La baisse des prix de l’essence, anticipée pour le début de cette semaine, n’était « pas suffisante », déplore CAA-Québec.

La déstabilisation des Bourses par l’arrivée du variant Omicron ainsi que la décision du président américain Joe Biden de puiser dans ses réserves nationales de pétrole annonçaient pourtant une chute des prix dans ce secteur hautement instable.

« C’est déplorable que les stations-service n’aient pas retransmis les baisses qui ont été observées sur le marché au cours des derniers jours et des dernières semaines », affirme la conseillère en communication de CAA-Québec, Andrée-Ann Déry, dans une entrevue téléphonique.

Ce à quoi elle fait allusion, c’est la marge du détaillant, soit la différence entre le prix de vente de son essence et le prix auquel lui-même l’a achetée.

Dans les 52 dernières semaines, l’organisme québécois calcule une différence moyenne de 5,5 cents par litre dans la province. En fin de semaine dernière, malgré la baisse des prix, on voyait des marges allant « jusqu’à 18 ou 20 cents par litre dans certaines régions ».

« On peut comprendre le consommateur, lorsqu’il a cette information-là, d’avoir l’impression que les stations-service pigent directement dans ses poches », a commenté Mme Déry.

De nombreux coûts

Mais marge ne veut pas dire profit, souligne la présidente-directrice générale de l’Association des distributeurs d’énergie du Québec (ADEQ), Sonia Marcotte.

« Il faut soustraire la TPS et la TVQ, parce que ça ne reste pas dans les poches du détaillant », explique-t-elle.

Pourtant, même en excluant ces taxes, les marges des stations-service de certaines municipalités frôlaient encore les 20 cents en date de vendredi, d’après la Régie de l’énergie du Québec. C’était le cas entre autres à Québec, Gaspé, Val-d’Or et Sept-Îles.

Les stations-service sont aussi confrontées à d’autres dépenses, comme « le salaire des employés, les taxes municipales et la valeur de l’équipement », ajoute Mme Marcotte. Par exemple, « on sait qu’à Montréal, il y a une taxe supplémentaire pour les transports en commun ».

L’ADEQ estime que pour rester à flot, une entreprise doit faire une marge entre 5,8 et 7,1 cents par litre, selon sa région. « Nous avons calculé cela vraiment de façon minimale », en considérant le salaire minimum, précise Mme Marcotte. « Il y a beaucoup de détaillants qui vont payer plus cher leurs employés, surtout en pénurie de main-d’œuvre. »

Toujours en mouvement

Comment justifier un écart de 20 cents par litre ? « Il ne faut pas s’arrêter sur une seule journée, il faut regarder ça dans un ensemble », répond Mme Marcotte, comme « on ne sait pas quand le détaillant l’a achetée, son essence ». « Tout le mois de novembre, le prix à la raffinerie était très élevé.
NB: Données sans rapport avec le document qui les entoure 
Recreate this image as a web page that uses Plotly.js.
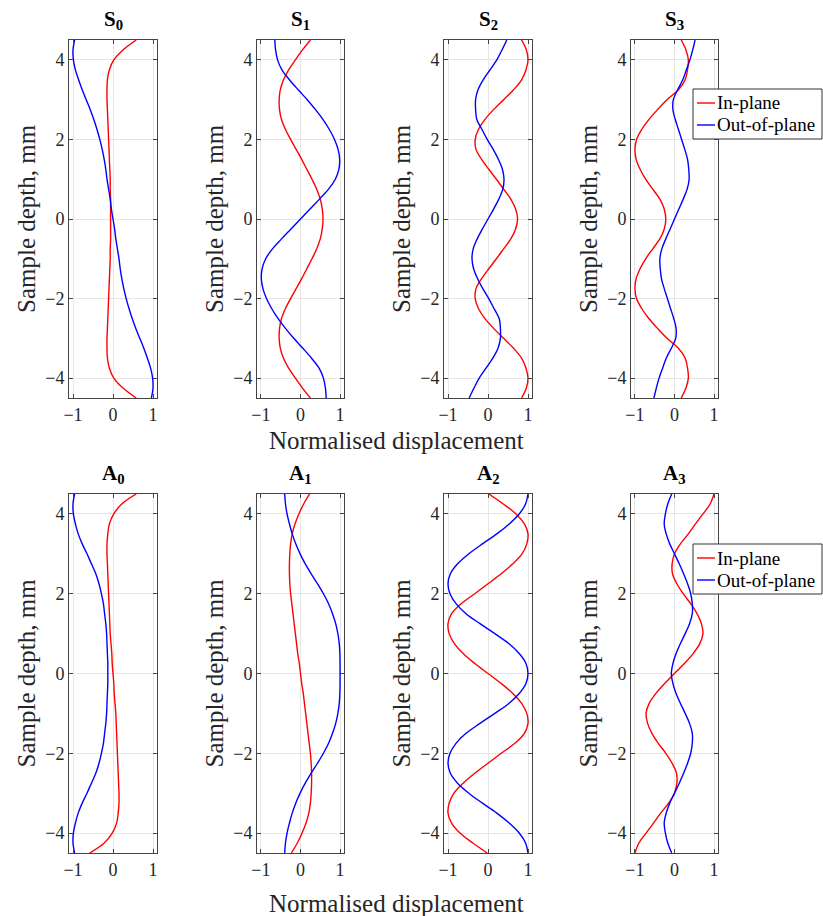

Il a baissé dernièrement, donc il y a des détaillants qui ont encore dans leurs réservoirs de l’essence qu’ils ont payée plus cher, […] pour eux, c’est peut-être plus difficile de baisser. »

Du côté de CAA-Québec, l’outil Info essence permet aux consommateurs de voir quel devrait être le prix dit « réaliste » à la pompe, en calculant chaque jour les coûts que payent les stations-service pour acheter leur stock, et en y ajoutant la marge moyenne des 52 dernières semaines.

En date du 4 décembre, les automobilistes de toutes les régions du Québec payaient un prix supérieur à cette estimation dans la plupart des points de vente.

« Il ne faut pas trop se fier à certaines marges moyennes », nuance cependant Mme Déry. Dans le Centre-du-Québec, par exemple, la moyenne annuelle est de 3 cents par litre, ce qui, à long terme, ne permettrait pas aux propriétaires de garder la tête hors de l’eau. Pendant ce temps, en Gaspésie, la moyenne grimpe à 12 cents par litre.

Mme Marcotte explique ces différences par le fait que « les coûts de transport peuvent être différents d’une région à l’autre », tout comme « les coûts d’exploitation » et « la dynamique de marché ».